Tuesday 22 November 2011

PBS Does Woody: Musings on Woody Allen: A Documentary

I spent part of Sunday and Monday watching the four hour two part Woody Allen: A Documentary on PBS. I enjoyed it a lot. It certainly didn't, as more and more PBS documentaries are doing these days, whitewash its subject. And I liked that.

When I first went to college way back in the 1970s I usually made it a point to see all of Woody's films. I saw the wonderful mockumentary Take the Money and Run, the satirically hilarious Bananas, Everything You Wanted to Know About Sex (But Were Afraid to Ask), Sleeper, and Love and Death. Like so many others I recall being disappointed when Woody seemed to make the transition from comedy films to serious films in Interiors and Stardust Memories. It is been a long time since I have seen either so my memory of both is rather hazy but I think I was among those who saw both films as retreads of Bergman and Fellini in American guise. I recall loving Annie Hall and Manhattan (a film that takes on new meaning, perhaps, in the wake of later events in Woody's life), both of which I thought nicely mixed Woody's comedic and serious sides.

I haven't seen many of Woody's films since Midsummer Nights Sex Comedy, a film I loved. I saw Sweet Lowdown and thought it was good though it didn't move me. I saw Manhattan Murder Mystery but again it didn't move me. I did like the Welles Lady of Shanghai redo at the end of the film, however. I have many of his later films thanks to the $3 dollar bin at Big Lots, but haven't seen them yet. Perhaps this documentary will push me to watch them. I would like to see Hannah and Her Sisters, Zelig, and Midnight in Manhattan.
Like so many bio-documentaries these days Woody Allen: A Documentary was limitedly critical. There is no engagement in the documentary, for instance, with the claim of some critics, most notably Jonathan Rosenbaum, that Allen has become an auteur who is acceptable to Americans who simply refuse to watch foreign films for a variety of reasons, parochialism, a bizarre fear of subtitles, their slow pace, their intellectualism.

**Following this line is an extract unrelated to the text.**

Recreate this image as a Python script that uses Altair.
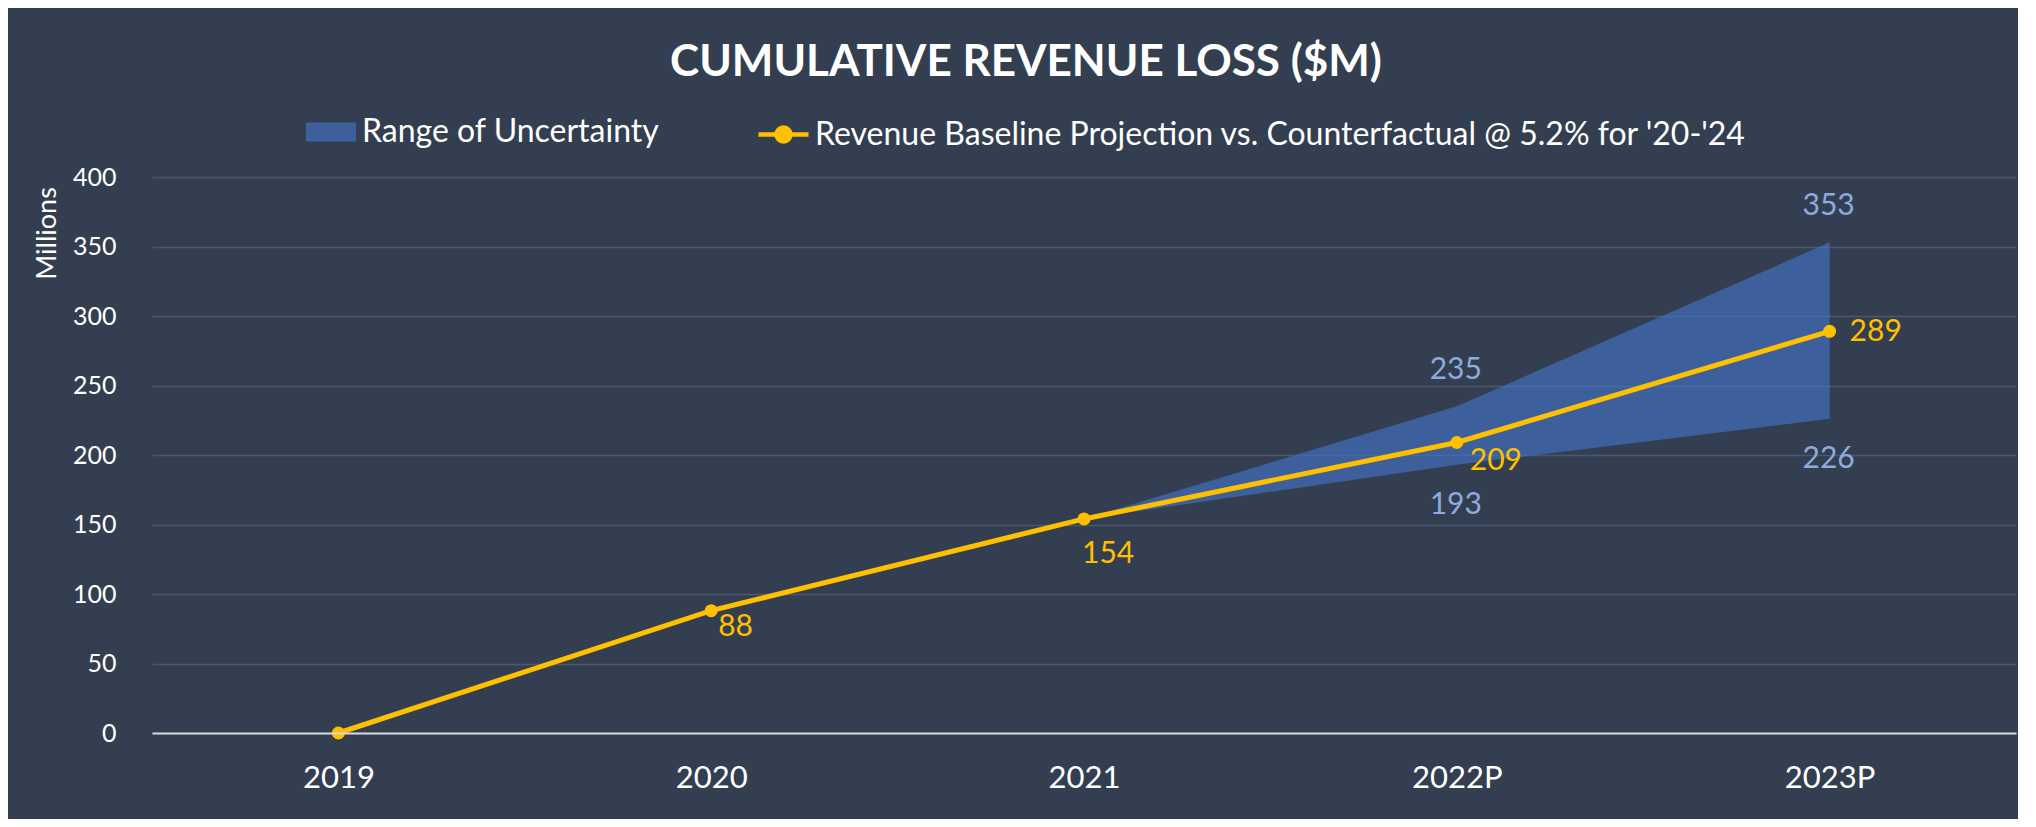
import altair as alt
import pandas as pd

# ---- data ----
years = ["2019", "2020", "2021", "2022P", "2023P"]
baseline = [0, 88, 154, 209, 289]
range_years = ["2021", "2022P", "2023P"]
range_low = [154, 193, 226]
range_high = [154, 235, 353]

RANGE_NAME = "Range of Uncertainty"
LINE_NAME = "Revenue Baseline Projection vs. Counterfactual @ 5.2% for '20-'24"

line_df = pd.DataFrame({"year": years, "value": baseline, "series": LINE_NAME})
range_df = pd.DataFrame({"year": range_years, "low": range_low, "high": range_high,
                         "series": RANGE_NAME})

BG = "#333F50"
YEL = "#FFC000"
LBLUE = "#8FAADC"
FONT = "Lato"

x_enc = alt.X("year:N", sort=years,
              scale=alt.Scale(type="point", padding=0.5, domain=years),
              axis=alt.Axis(title=None, labelAngle=0, ticks=False, grid=False,
                            domainColor="#D9D9D9", domainWidth=2,
                            labelFont=FONT, labelFontSize=31, labelColor="#FFFFFF",
                            labelPadding=30, zindex=1))
y_scale = alt.Scale(domain=[0, 400], nice=False, zero=True)

area = alt.Chart(range_df).mark_area(opacity=0.65).encode(
    x=x_enc,
    y=alt.Y("low:Q", scale=y_scale,
            axis=alt.Axis(values=list(range(0, 401, 50)), grid=True,
                          gridColor="#4A5970", gridWidth=1.5,
                          domain=False, ticks=False,
                          labelFont=FONT, labelFontSize=25, labelColor="#FFFFFF",
                          labelPadding=36,
                          title="Millions", titleFont=FONT, titleFontSize=27,
                          titleFontWeight="normal", titleColor="#FFFFFF",
                          titleAngle=270, titleX=-105, titleY=56,
                          titleAlign="center", titleBaseline="middle")),
    y2="high:Q",
    fill=alt.Fill("series:N",
                  scale=alt.Scale(domain=[RANGE_NAME], range=["#4472C4"]),
                  legend=alt.Legend(title=None, orient="none", legendX=154, legendY=-70,
                                    padding=0,
                                    symbolType="M-1,-0.38H1V0.38H-1Z", symbolSize=2500,
                                    symbolOpacity=0.65, symbolStrokeWidth=0,
                                    labelFont=FONT, labelFontSize=32, labelColor="#FFFFFF",
                                    labelOffset=6, labelLimit=2000)),
)

line = alt.Chart(line_df).mark_line(strokeWidth=5).encode(
    x=alt.X("year:N", sort=years),
    y=alt.Y("value:Q", scale=y_scale),
    stroke=alt.Stroke("series:N",
                      scale=alt.Scale(domain=[LINE_NAME], range=[YEL]),
                      legend=alt.Legend(title=None, orient="none", legendX=604, legendY=-70,
                                        padding=0,
                                        symbolType="M-1,0H1M-0.28,0A0.28,0.28 0 1,1 0.28,0A0.28,0.28 0 1,1 -0.28,0Z",
                                        symbolSize=2500, symbolStrokeWidth=4.5,
                                        symbolFillColor=YEL,
                                        labelFont=FONT, labelFontSize=32, labelColor="#FFFFFF",
                                        labelOffset=4, labelLimit=2000)),
)

points = alt.Chart(line_df).mark_point(filled=True, size=170, opacity=1, color=YEL).encode(
    x=alt.X("year:N", sort=years),
    y=alt.Y("value:Q", scale=y_scale),
)


def base_label(year, dx, dy):
    return alt.Chart(line_df).transform_filter(alt.datum.year == year).mark_text(
        align="left", baseline="middle", dx=dx, dy=dy,
        font=FONT, fontSize=30, color=YEL).encode(
        x=alt.X("year:N", sort=years),
        y=alt.Y("value:Q", scale=y_scale),
        text=alt.Text("value:Q", format="d"))


lab88 = base_label("2020", 7, 16)
lab154 = base_label("2021", -2, 35)
lab209 = base_label("2022P", 13, 19)
lab289 = base_label("2023P", 20, 1)

range_lab_filter = (alt.datum.year != "2021")
upper_lab = alt.Chart(range_df).transform_filter(range_lab_filter).mark_text(
    align="center", baseline="middle", dx=-1, dy=-36,
    font=FONT, fontSize=30, color=LBLUE).encode(
    x=alt.X("year:N", sort=years),
    y=alt.Y("high:Q", scale=y_scale),
    text=alt.Text("high:Q", format="d"))
lower_lab = alt.Chart(range_df).transform_filter(range_lab_filter).mark_text(
    align="center", baseline="middle", dx=-1, dy=40,
    font=FONT, fontSize=30, color=LBLUE).encode(
    x=alt.X("year:N", sort=years),
    y=alt.Y("low:Q", scale=y_scale),
    text=alt.Text("low:Q", format="d"))

chart = alt.layer(area, line, points, lab88, lab154, lab209, lab289, upper_lab, lower_lab).properties(
    width=1864, height=556,
    autosize=alt.AutoSizeParams(type="none"),
    padding={"left": 144, "top": 169, "right": 2, "bottom": 86},
    background=BG,
    title=alt.TitleParams("CUMULATIVE REVENUE LOSS ($M)", font=FONT, fontSize=44,
                          fontWeight="bold", color="#FFFFFF", anchor="middle",
                          dx=-58, offset=22),
).resolve_scale(fill="independent", stroke="independent").configure_view(stroke=None)

chart.save("out.html", embed_options={"renderer": "svg", "actions": False})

By the way, one of the things I, at least in part a New Yorker, found really interesting in Woody Allen: A Documentary was Martin Scorsese's quip that he didn't really understand Woody's Manhattan. It was not, he said, his New York City. I found Scorsese's statement interesting because Woody's cinema is more like my life, the life of the nerd, and Woody's Manhattan is more like my Manhattan. To turn the tables a bit I just don't quite understand Scorsese's violent mob New York City and am not sure I really want to. I have never really been into the mafia and gangster film and television genre beyond Once Upon a Time in America. But hey, that's me.